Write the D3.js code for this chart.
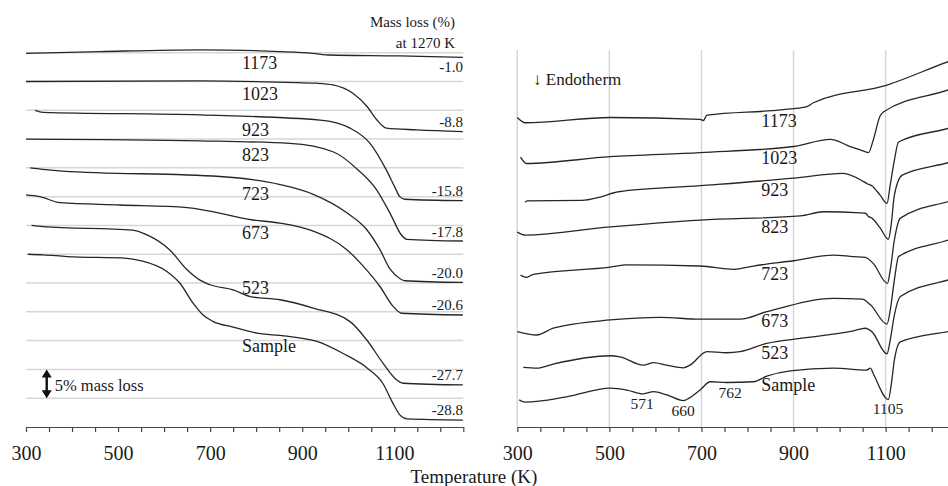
<!DOCTYPE html>
<html>
<head>
<meta charset="utf-8">
<script src="https://cdn.jsdelivr.net/npm/d3@7"></script>
<style>
  body { margin: 0; background: #fff; }
  svg text { font-family: "Liberation Serif", "DejaVu Serif", serif; fill: #1a1a1a; }
</style>
</head>
<body>
<svg id="chart" width="948" height="486"></svg>
<script>
// sample names, top to bottom
var names = ["1173", "1023", "923", "823", "723", "673", "523", "Sample"];

// TG: mass change (%) vs temperature (K), each trace stacked by its offset
var tgOffsets = [0, -5, -10, -15, -20, -25, -30, -35];
var massLoss1270 = [-1.0, -8.8, -15.8, -17.8, -20.0, -20.6, -27.7, -28.8];

var tg1173 = [[300, -0.1], [461, 0.2], [678, 0.5], [852, 0.2], [923, -0.1], [960, -0.4], [1112, -0.55], [1249, -0.8]];
var tg1023 = [[300, 0], [678, 0.1], [889, -0.2], [930, -0.3], [967, -0.6], [1010, -2.05], [1041, -4.35], [1062, -6.65], [1083, -8.1], [1149, -8.4], [1249, -8.7]];
var tg923 = [[320, 0], [337, -0.35], [678, -0.8], [939, -1.7], [1004, -3.1], [1047, -5.7], [1083, -10.4], [1101, -13.3], [1112, -15.0], [1123, -15.45], [1249, -15.7]];
var tg823 = [[300, 0], [678, -0.3], [873, -0.75], [967, -2.2], [1022, -5.4], [1062, -8.85], [1091, -12.9], [1116, -16.7], [1127, -17.4], [1249, -17.7]];
var tg723 = [[309, 0], [337, -0.25], [380, -0.55], [721, -1.5], [852, -2.9], [924, -4.6], [997, -7.8], [1040, -10.7], [1069, -14.2], [1091, -17.6], [1112, -19.2], [1123, -19.6], [1249, -19.9]];
var tg673 = [[300, 0.3], [330, 0], [374, -1.05], [504, -1.45], [650, -1.9], [793, -4.05], [852, -4.6], [924, -6.0], [997, -9.2], [1033, -12.1], [1069, -15.6], [1098, -19.1], [1116, -20.25], [1249, -20.55]];
var tg523 = [[312, 0], [337, -0.2], [532, -0.8], [563, -1.65], [613, -4.3], [650, -7.7], [678, -9.5], [700, -10.3], [750, -11.2], [787, -12.35], [852, -12.9], [924, -14.35], [1004, -16.7], [1040, -19.85], [1075, -23.85], [1105, -26.8], [1119, -27.4], [1249, -27.7]];
var tgSample = [[304, 0], [337, -0.1], [389, -0.4], [519, -0.7], [548, -1.1], [606, -3.0], [634, -5.0], [663, -8.5], [684, -10.5], [706, -11.65], [750, -12.65], [802, -13.7], [873, -14.3], [932, -15.15], [988, -17.2], [1041, -19.75], [1075, -22.4], [1097, -25.85], [1112, -27.9], [1128, -28.6], [1249, -28.8]];
var tgCurves = [tg1173, tg1023, tg923, tg823, tg723, tg673, tg523, tgSample];

// DSC: heat flow (a.u., stacked) vs temperature (K)
var dsc1173 = [[300, 82.1], [317, 80.7], [502, 82.1], [697, 81.6], [704, 81.3], [712, 82.7], [871, 84.1], [929, 85.0], [943, 86.0], [1103, 90.7], [1236, 96.9], [1250, 97.5]];
var dsc1023 = [[307, 71.6], [320, 69.9], [502, 71.7], [697, 72.8], [900, 74.4], [980, 76.3], [1023, 74.4], [1045, 73.5], [1063, 72.8], [1073, 76.1], [1088, 82.5], [1096, 83.6], [1236, 89.4], [1250, 90.0]];
var dsc923 = [[317, 59.6], [321, 60.0], [440, 60.1], [480, 61.0], [520, 62.4], [697, 64.0], [900, 66.0], [1008, 67.3], [1052, 65.1], [1059, 64.6], [1070, 64.0], [1088, 61.5], [1103, 59.3], [1110, 64.2], [1119, 70.8], [1128, 75.6], [1236, 79.2], [1250, 79.7]];
var dsc823 = [[300, 51.7], [317, 50.9], [502, 53.1], [697, 54.9], [915, 56.0], [965, 57.1], [1045, 56.8], [1056, 56.7], [1063, 55.8], [1070, 55.4], [1088, 52.8], [1106, 49.8], [1112, 53.6], [1119, 61.5], [1136, 66.8], [1236, 70.1], [1250, 70.6]];
var dsc723 = [[307, 40.3], [320, 39.7], [335, 40.5], [502, 42.4], [538, 43.0], [697, 42.7], [770, 41.8], [813, 42.7], [900, 44.1], [987, 45.6], [1030, 45.2], [1056, 45.0], [1073, 43.4], [1104, 38.1], [1110, 41.6], [1119, 49.6], [1132, 55.4], [1236, 59.8], [1250, 60.3]];
var dsc673 = [[300, 25.3], [342, 24.4], [378, 26.2], [502, 28.4], [610, 29.1], [697, 28.6], [784, 28.6], [842, 30.6], [987, 34.1], [1049, 33.9], [1067, 32.4], [1103, 27.3], [1110, 31.0], [1119, 39.0], [1128, 45.2], [1236, 49.6], [1250, 50.2]];
var dsc523 = [[313, 15.8], [342, 15.6], [378, 16.7], [502, 18.9], [523, 18.6], [574, 16.4], [596, 17.1], [625, 16.4], [661, 15.7], [675, 16.4], [712, 20.0], [755, 19.7], [784, 20.0], [842, 22.2], [915, 23.5], [1030, 25.5], [1056, 26.2], [1070, 25.3], [1103, 19.4], [1110, 23.1], [1119, 29.7], [1132, 34.6], [1236, 39.0], [1250, 39.5]];
var dscSample = [[304, 7.2], [317, 6.6], [407, 8.0], [502, 10.3], [538, 9.8], [574, 8.8], [596, 9.4], [625, 8.5], [661, 7.0], [668, 7.3], [697, 9.8], [719, 12.0], [755, 11.8], [813, 12.0], [842, 13.5], [893, 14.9], [987, 15.6], [1059, 15.1], [1067, 15.6], [1073, 14.2], [1106, 7.3], [1112, 11.1], [1119, 17.8], [1132, 22.6], [1236, 25.3], [1250, 25.6]];
var dscCurves = [dsc1173, dsc1023, dsc923, dsc823, dsc723, dsc673, dsc523, dscSample];

// peak temperatures marked on the sample DSC trace
var samplePeaks = [571, 660, 762, 1105];

// axis
var tempDomain = [300, 1250];
var majorTicks = [300, 500, 700, 900, 1100];
var gridLevels = d3.range(0, -61, -5);

var svg = d3.select("#chart");

var xL = d3.scaleLinear().domain(tempDomain).range([26, 463.3]);
var yL = d3.scaleLinear().domain([0, -65]).range([52.7, 427]);
var xR = d3.scaleLinear().domain(tempDomain).range([517.3, 954.7]);
var yR = d3.scaleLinear().domain([0, 100]).range([427, 50]);

// linear lookup of a trace value at temperature t
function valueAt(points, t) {
    for (var i = 1; i < points.length; i++) {
        if (points[i][0] >= t) {
            var a = points[i - 1], b = points[i];
            return a[1] + (b[1] - a[1]) * (t - a[0]) / (b[0] - a[0]);
        }
    }
    return points[points.length - 1][1];
}

function drawAxis(x) {
    var axis = d3.axisBottom(x)
        .tickValues(d3.range(300, 1251, 50))
        .tickSize(5)
        .tickSizeOuter(0)
        .tickPadding(13.5)
        .tickFormat(function (d) { return majorTicks.indexOf(d) >= 0 ? d : ""; });
    var g = svg.append("g").attr("transform", "translate(0,427)").call(axis);
    g.select(".domain").attr("stroke", "#444").attr("stroke-width", 1.2);
    g.selectAll(".tick line").attr("stroke", "#444").attr("stroke-width", 1.2);
    g.selectAll(".tick text")
        .attr("font-family", "Liberation Serif")
        .attr("font-size", 20)
        .attr("fill", "#1a1a1a");
}

/* Left panel: stacked TG traces */
function drawTgPanel() {
    svg.append("g").selectAll("line").data(gridLevels).join("line")
        .attr("x1", xL(300)).attr("x2", xL(1250))
        .attr("y1", function (d) { return yL(d); })
        .attr("y2", function (d) { return yL(d); })
        .attr("stroke", "#d6d6d6").attr("stroke-width", 1.5);

    drawAxis(xL);

    tgCurves.forEach(function (pts, i) {
        var line = d3.line()
            .x(function (d) { return xL(d[0]); })
            .y(function (d) { return yL(tgOffsets[i] + d[1]); })
            .curve(d3.curveMonotoneX);
        svg.append("path").datum(pts)
            .attr("d", line)
            .attr("fill", "none").attr("stroke", "#262626").attr("stroke-width", 1.3);

        // sample name under (or just over) the trace
        var yc = yL(tgOffsets[i] + valueAt(pts, 810));
        svg.append("text")
            .attr("x", xL(769))
            .attr("y", names[i] == "523" ? yc - 4 : yc + 18)
            .attr("font-size", 18)
            .text(names[i]);

        // mass loss at 1270 K
        var ye = yL(tgOffsets[i] + massLoss1270[i]);
        svg.append("text")
            .attr("x", 463)
            .attr("y", i == 0 ? ye + 13.5 : ye - 5)
            .attr("text-anchor", "end")
            .attr("font-size", 15)
            .text(massLoss1270[i].toFixed(1));
    });

    svg.append("text").attr("x", 455).attr("y", 27).attr("text-anchor", "end")
        .attr("font-size", 15).text("Mass loss (%)");
    svg.append("text").attr("x", 455).attr("y", 48).attr("text-anchor", "end")
        .attr("font-size", 15).text("at 1270 K");

    // 5% scale bar
    var ax = xL(345), y1 = yL(-55), y2 = yL(-60);
    svg.append("line").attr("x1", ax).attr("x2", ax)
        .attr("y1", y1 + 5).attr("y2", y2 - 5)
        .attr("stroke", "#111").attr("stroke-width", 2.4);
    svg.append("path")
        .attr("d", "M" + (ax - 5) + "," + (y1 + 8) + "L" + ax + "," + y1 + "L" + (ax + 5) + "," + (y1 + 8) + "Z" +
                   "M" + (ax - 5) + "," + (y2 - 8) + "L" + ax + "," + y2 + "L" + (ax + 5) + "," + (y2 - 8) + "Z")
        .attr("fill", "#111");
    svg.append("text").attr("x", ax + 8).attr("y", 391)
        .attr("font-size", 16.5).text("5% mass loss");
}

/* Right panel: stacked DSC traces */
function drawDscPanel() {
    svg.append("g").selectAll("line").data(majorTicks).join("line")
        .attr("x1", function (d) { return xR(d); })
        .attr("x2", function (d) { return xR(d); })
        .attr("y1", 50).attr("y2", 427)
        .attr("stroke", "#d6d6d6").attr("stroke-width", 1.5);

    drawAxis(xR);

    var line = d3.line()
        .x(function (d) { return xR(d[0]); })
        .y(function (d) { return yR(d[1]); })
        .curve(d3.curveMonotoneX);

    dscCurves.forEach(function (pts, i) {
        svg.append("path").datum(pts)
            .attr("d", line)
            .attr("fill", "none").attr("stroke", "#262626").attr("stroke-width", 1.3);
        svg.append("text")
            .attr("x", xR(830))
            .attr("y", yR(valueAt(pts, 860)) + 16.5)
            .attr("font-size", 18)
            .text(names[i]);
    });

    svg.append("g").selectAll("text").data(samplePeaks).join("text")
        .attr("x", function (d) { return xR(d); })
        .attr("y", function (d) { return yR(valueAt(dscSample, d)) + 15.5; })
        .attr("text-anchor", "middle")
        .attr("font-size", 15.5)
        .text(function (d) { return d; });

    svg.append("text").attr("x", 533).attr("y", 85)
        .attr("font-size", 17).text("\u2193 Endotherm");
}

drawTgPanel();
drawDscPanel();

svg.append("text").attr("x", 474).attr("y", 482.5).attr("text-anchor", "middle")
    .attr("font-size", 19).text("Temperature (K)");
</script>
</body>
</html>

************

From the listing, copy every line where the string "chart" appears.

■ **WORKED ANSWER**:
Write the D3.js code for this chart.
<svg id="chart" width="948" height="486"></svg>
var svg = d3.select("#chart");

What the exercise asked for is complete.